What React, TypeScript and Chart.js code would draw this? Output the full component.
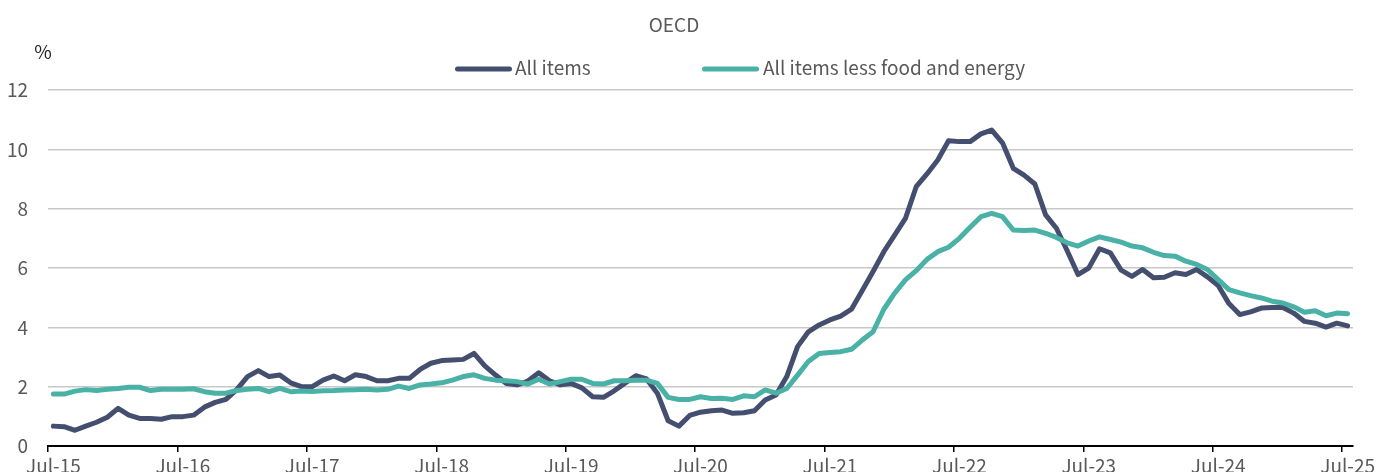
import React, { useEffect, useRef } from "react";
import { Chart, registerables } from "chart.js";

Chart.register(...registerables);

const FONT = '"Noto Sans CJK JP", "Noto Sans", sans-serif';
const TEXT_GRAY = "#595959";
const DARK = "#444e6e";
const TEAL = "#49b1a5";

const chartTitle = "OECD";
const unitLabel = "%";
const seriesNames = ["All items", "All items less food and energy"];

const tickLabels = [
  "Jul-15", "Jul-16", "Jul-17", "Jul-18", "Jul-19", "Jul-20",
  "Jul-21", "Jul-22", "Jul-23", "Jul-24", "Jul-25",
];

// Monthly, Jul-15 .. Jul-25 (121 months)
const allItems = [
  0.67, 0.65, 0.53, 0.67, 0.8, 0.97, 1.27, 1.04, 0.93, 0.93, 0.9, 0.99,
  0.99, 1.04, 1.31, 1.47, 1.57, 1.9, 2.34, 2.54, 2.34, 2.39, 2.13, 2.0,
  2.0, 2.22, 2.36, 2.2, 2.4, 2.34, 2.2, 2.2, 2.28, 2.28, 2.58, 2.79,
  2.88, 2.9, 2.92, 3.12, 2.7, 2.39, 2.11, 2.06, 2.19, 2.47, 2.2, 2.06,
  2.11, 1.96, 1.66, 1.64, 1.86, 2.12, 2.37, 2.26, 1.78, 0.85, 0.67, 1.03,
  1.14, 1.19, 1.21, 1.1, 1.12, 1.19, 1.55, 1.72, 2.34, 3.35, 3.85, 4.08,
  4.25, 4.38, 4.61, 5.24, 5.88, 6.55, 7.11, 7.67, 8.74, 9.17, 9.64, 10.29,
  10.26, 10.26, 10.52, 10.65, 10.22, 9.36, 9.13, 8.83, 7.79, 7.34, 6.58, 5.78,
  6.0, 6.65, 6.51, 5.93, 5.72, 5.95, 5.67, 5.69, 5.84, 5.78, 5.95, 5.7,
  5.41, 4.8, 4.43, 4.52, 4.65, 4.67, 4.67, 4.48, 4.2, 4.14, 4.01, 4.14,
  4.05,
];

const lessFoodEnergy = [
  1.75, 1.75, 1.85, 1.9, 1.87, 1.91, 1.94, 1.98, 1.98, 1.87, 1.91, 1.91,
  1.91, 1.93, 1.83, 1.78, 1.78, 1.87, 1.91, 1.94, 1.83, 1.94, 1.83, 1.85,
  1.84, 1.86, 1.87, 1.89, 1.9, 1.91, 1.89, 1.91, 2.02, 1.94, 2.06, 2.09,
  2.13, 2.22, 2.34, 2.4, 2.28, 2.22, 2.2, 2.17, 2.09, 2.25, 2.09, 2.17,
  2.25, 2.25, 2.11, 2.09, 2.2, 2.2, 2.22, 2.22, 2.11, 1.64, 1.57, 1.57,
  1.66, 1.6, 1.61, 1.57, 1.69, 1.66, 1.89, 1.78, 1.94, 2.39, 2.85, 3.12,
  3.15, 3.18, 3.26, 3.57, 3.85, 4.61, 5.15, 5.6, 5.91, 6.29, 6.55, 6.7,
  7.0, 7.37, 7.73, 7.84, 7.73, 7.28, 7.26, 7.28, 7.17, 7.03, 6.85, 6.74,
  6.91, 7.05, 6.96, 6.87, 6.74, 6.68, 6.53, 6.42, 6.4, 6.23, 6.12, 5.95,
  5.61, 5.27, 5.16, 5.07, 4.99, 4.88, 4.82, 4.69, 4.51, 4.56, 4.39, 4.48,
  4.46,
];

const yTicks = [0, 2, 4, 6, 8, 10, 12];

const toPoints = (arr: number[]) => arr.map((v, i) => ({ x: i, y: v }));

const overlayPlugin = {
  id: "overlayText",
  afterDraw(chart: any) {
    const ctx = chart.ctx as CanvasRenderingContext2D;
    ctx.save();
    ctx.font = `19px ${FONT}`;
    ctx.textBaseline = "middle";
    // title
    ctx.textAlign = "center";
    ctx.fillStyle = TEXT_GRAY;
    ctx.fillText(chartTitle, 674, 25);
    // unit
    ctx.fillStyle = "#262626";
    ctx.fillText(unitLabel, 43, 52);
    // legend
    const items = [
      { x0: 457.5, x1: 509.5, tx: 515, color: DARK, text: chart.data.datasets[1].label },
      { x0: 704.5, x1: 756.5, tx: 763, color: TEAL, text: chart.data.datasets[0].label },
    ];
    ctx.textAlign = "left";
    items.forEach((it) => {
      ctx.beginPath();
      ctx.lineWidth = 5;
      ctx.lineCap = "round";
      ctx.strokeStyle = it.color;
      ctx.moveTo(it.x0, 69);
      ctx.lineTo(it.x1, 69);
      ctx.stroke();
      ctx.fillStyle = TEXT_GRAY;
      ctx.fillText(it.text, it.tx, 68);
    });
    ctx.restore();
  },
};

export default function App() {
  const canvasRef = useRef<HTMLCanvasElement | null>(null);

  useEffect(() => {
    const canvas = canvasRef.current;
    if (!canvas) return;
    const chart = new Chart(canvas, {
      type: "line",
      data: {
        datasets: [
          {
            label: seriesNames[1],
            data: toPoints(lessFoodEnergy),
            borderColor: TEAL,
            backgroundColor: TEAL,
            borderWidth: 5,
            pointRadius: 0,
            tension: 0,
            borderJoinStyle: "round",
            borderCapStyle: "round",
          },
          {
            label: seriesNames[0],
            data: toPoints(allItems),
            borderColor: DARK,
            backgroundColor: DARK,
            borderWidth: 5,
            pointRadius: 0,
            tension: 0,
            borderJoinStyle: "round",
            borderCapStyle: "round",
          },
        ],
      },
      options: {
        responsive: false,
        animation: false,
        layout: { padding: { top: 90, right: 31, left: 0, bottom: 0 } },
        plugins: {
          legend: { display: false },
          title: { display: false },
          tooltip: { enabled: false },
        },
        scales: {
          x: {
            type: "linear",
            min: -0.5,
            max: 120.5,
            afterBuildTicks: (scale: any) => {
              scale.ticks = tickLabels.map((_, k) => ({ value: -0.5 + 12 * k }));
            },
            afterFit: (scale: any) => {
              scale.height = 34;
            },
            ticks: {
              autoSkip: false,
              maxRotation: 0,
              minRotation: 0,
              padding: 2,
              labelOffset: 5.4,
              color: TEXT_GRAY,
              font: { family: FONT, size: 19 },
              callback: (_v: any, index: number) => tickLabels[index],
            },
            grid: {
              display: true,
              drawOnChartArea: false,
              drawTicks: true,
              tickLength: 6,
              color: "#000000",
              lineWidth: 1.5,
            },
            border: { display: true, color: "#000000", width: 2 },
          },
          y: {
            type: "linear",
            min: 0,
            max: 12,
            afterBuildTicks: (scale: any) => {
              scale.ticks = yTicks.map((v) => ({ value: v }));
            },
            afterFit: (scale: any) => {
              scale.width = 48;
            },
            ticks: {
              padding: 20,
              color: TEXT_GRAY,
              font: { family: FONT, size: 19 },
              callback: (v: any) => String(v),
            },
            grid: {
              color: "#c8c8c8",
              lineWidth: 1.5,
              drawTicks: false,
            },
            border: { display: false },
          },
        },
      },
      plugins: [overlayPlugin],
    } as any);
    return () => chart.destroy();
  }, []);

  return (
    <div
      style={{
        position: "fixed",
        left: 0,
        top: 0,
        width: 1384,
        height: 472,
        overflow: "hidden",
        background: "#ffffff",
      }}
    >
      <canvas ref={canvasRef} width={1384} height={480} style={{ width: 1384, height: 480, display: "block" }} />
    </div>
  );
}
──────────────────────────────
* [Required task]
Exclude the pictures, and transcribe all of the material exactly.

* [Response]
What React, TypeScript and Chart.js code would draw this? Output the full component.
import React, { useEffect, useRef } from "react";
import { Chart, registerables } from "chart.js";

Chart.register(...registerables);

const FONT = '"Noto Sans CJK JP", "Noto Sans", sans-serif';
const TEXT_GRAY = "#595959";
const DARK = "#444e6e";
const TEAL = "#49b1a5";

const chartTitle = "OECD";
const unitLabel = "%";
const seriesNames = ["All items", "All items less food and energy"];

const tickLabels = [
  "Jul-15", "Jul-16", "Jul-17", "Jul-18", "Jul-19", "Jul-20",
  "Jul-21", "Jul-22", "Jul-23", "Jul-24", "Jul-25",
];

// Monthly, Jul-15 .. Jul-25 (121 months)
const allItems = [
  0.67, 0.65, 0.53, 0.67, 0.8, 0.97, 1.27, 1.04, 0.93, 0.93, 0.9, 0.99,
  0.99, 1.04, 1.31, 1.47, 1.57, 1.9, 2.34, 2.54, 2.34, 2.39, 2.13, 2.0,
  2.0, 2.22, 2.36, 2.2, 2.4, 2.34, 2.2, 2.2, 2.28, 2.28, 2.58, 2.79,
  2.88, 2.9, 2.92, 3.12, 2.7, 2.39, 2.11, 2.06, 2.19, 2.47, 2.2, 2.06,
  2.11, 1.96, 1.66, 1.64, 1.86, 2.12, 2.37, 2.26, 1.78, 0.85, 0.67, 1.03,
  1.14, 1.19, 1.21, 1.1, 1.12, 1.19, 1.55, 1.72, 2.34, 3.35, 3.85, 4.08,
  4.25, 4.38, 4.61, 5.24, 5.88, 6.55, 7.11, 7.67, 8.74, 9.17, 9.64, 10.29,
  10.26, 10.26, 10.52, 10.65, 10.22, 9.36, 9.13, 8.83, 7.79, 7.34, 6.58, 5.78,
  6.0, 6.65, 6.51, 5.93, 5.72, 5.95, 5.67, 5.69, 5.84, 5.78, 5.95, 5.7,
  5.41, 4.8, 4.43, 4.52, 4.65, 4.67, 4.67, 4.48, 4.2, 4.14, 4.01, 4.14,
  4.05,
];

const lessFoodEnergy = [
  1.75, 1.75, 1.85, 1.9, 1.87, 1.91, 1.94, 1.98, 1.98, 1.87, 1.91, 1.91,
  1.91, 1.93, 1.83, 1.78, 1.78, 1.87, 1.91, 1.94, 1.83, 1.94, 1.83, 1.85,
  1.84, 1.86, 1.87, 1.89, 1.9, 1.91, 1.89, 1.91, 2.02, 1.94, 2.06, 2.09,
  2.13, 2.22, 2.34, 2.4, 2.28, 2.22, 2.2, 2.17, 2.09, 2.25, 2.09, 2.17,
  2.25, 2.25, 2.11, 2.09, 2.2, 2.2, 2.22, 2.22, 2.11, 1.64, 1.57, 1.57,
  1.66, 1.6, 1.61, 1.57, 1.69, 1.66, 1.89, 1.78, 1.94, 2.39, 2.85, 3.12,
  3.15, 3.18, 3.26, 3.57, 3.85, 4.61, 5.15, 5.6, 5.91, 6.29, 6.55, 6.7,
  7.0, 7.37, 7.73, 7.84, 7.73, 7.28, 7.26, 7.28, 7.17, 7.03, 6.85, 6.74,
  6.91, 7.05, 6.96, 6.87, 6.74, 6.68, 6.53, 6.42, 6.4, 6.23, 6.12, 5.95,
  5.61, 5.27, 5.16, 5.07, 4.99, 4.88, 4.82, 4.69, 4.51, 4.56, 4.39, 4.48,
  4.46,
];

const yTicks = [0, 2, 4, 6, 8, 10, 12];

const toPoints = (arr: number[]) => arr.map((v, i) => ({ x: i, y: v }));

const overlayPlugin = {
  id: "overlayText",
  afterDraw(chart: any) {
    const ctx = chart.ctx as CanvasRenderingContext2D;
    ctx.save();
    ctx.font = `19px ${FONT}`;
    ctx.textBaseline = "middle";
    // title
    ctx.textAlign = "center";
    ctx.fillStyle = TEXT_GRAY;
    ctx.fillText(chartTitle, 674, 25);
    // unit
    ctx.fillStyle = "#262626";
    ctx.fillText(unitLabel, 43, 52);
    // legend
    const items = [
      { x0: 457.5, x1: 509.5, tx: 515, color: DARK, text: chart.data.datasets[1].label },
      { x0: 704.5, x1: 756.5, tx: 763, color: TEAL, text: chart.data.datasets[0].label },
    ];
    ctx.textAlign = "left";
    items.forEach((it) => {
      ctx.beginPath();
      ctx.lineWidth = 5;
      ctx.lineCap = "round";
      ctx.strokeStyle = it.color;
      ctx.moveTo(it.x0, 69);
      ctx.lineTo(it.x1, 69);
      ctx.stroke();
      ctx.fillStyle = TEXT_GRAY;
      ctx.fillText(it.text, it.tx, 68);
    });
    ctx.restore();
  },
};

export default function App() {
  const canvasRef = useRef<HTMLCanvasElement | null>(null);

  useEffect(() => {
    const canvas = canvasRef.current;
    if (!canvas) return;
    const chart = new Chart(canvas, {
      type: "line",
      data: {
        datasets: [
          {
            label: seriesNames[1],
            data: toPoints(lessFoodEnergy),
            borderColor: TEAL,
            backgroundColor: TEAL,
            borderWidth: 5,
            pointRadius: 0,
            tension: 0,
            borderJoinStyle: "round",
            borderCapStyle: "round",
          },
          {
            label: seriesNames[0],
            data: toPoints(allItems),
            borderColor: DARK,
            backgroundColor: DARK,
            borderWidth: 5,
            pointRadius: 0,
            tension: 0,
            borderJoinStyle: "round",
            borderCapStyle: "round",
          },
        ],
      },
      options: {
        responsive: false,
        animation: false,
        layout: { padding: { top: 90, right: 31, left: 0, bottom: 0 } },
        plugins: {
          legend: { display: false },
          title: { display: false },
          tooltip: { enabled: false },
        },
        scales: {
          x: {
            type: "linear",
            min: -0.5,
            max: 120.5,
            afterBuildTicks: (scale: any) => {
              scale.ticks = tickLabels.map((_, k) => ({ value: -0.5 + 12 * k }));
            },
            afterFit: (scale: any) => {
              scale.height = 34;
            },
            ticks: {
              autoSkip: false,
              maxRotation: 0,
              minRotation: 0,
              padding: 2,
              labelOffset: 5.4,
              color: TEXT_GRAY,
              font: { family: FONT, size: 19 },
              callback: (_v: any, index: number) => tickLabels[index],
            },
            grid: {
              display: true,
              drawOnChartArea: false,
              drawTicks: true,
              tickLength: 6,
              color: "#000000",
              lineWidth: 1.5,
            },
            border: { display: true, color: "#000000", width: 2 },
          },
          y: {
            type: "linear",
            min: 0,
            max: 12,
            afterBuildTicks: (scale: any) => {
              scale.ticks = yTicks.map((v) => ({ value: v }));
            },
            afterFit: (scale: any) => {
              scale.width = 48;
            },
            ticks: {
              padding: 20,
              color: TEXT_GRAY,
              font: { family: FONT, size: 19 },
              callback: (v: any) => String(v),
            },
            grid: {
              color: "#c8c8c8",
              lineWidth: 1.5,
              drawTicks: false,
            },
            border: { display: false },
          },
        },
      },
      plugins: [overlayPlugin],
    } as any);
    return () => chart.destroy();
  }, []);

  return (
    <div
      style={{
        position: "fixed",
        left: 0,
        top: 0,
        width: 1384,
        height: 472,
        overflow: "hidden",
        background: "#ffffff",
      }}
    >
      <canvas ref={canvasRef} width={1384} height={480} style={{ width: 1384, height: 480, display: "block" }} />
    </div>
  );
}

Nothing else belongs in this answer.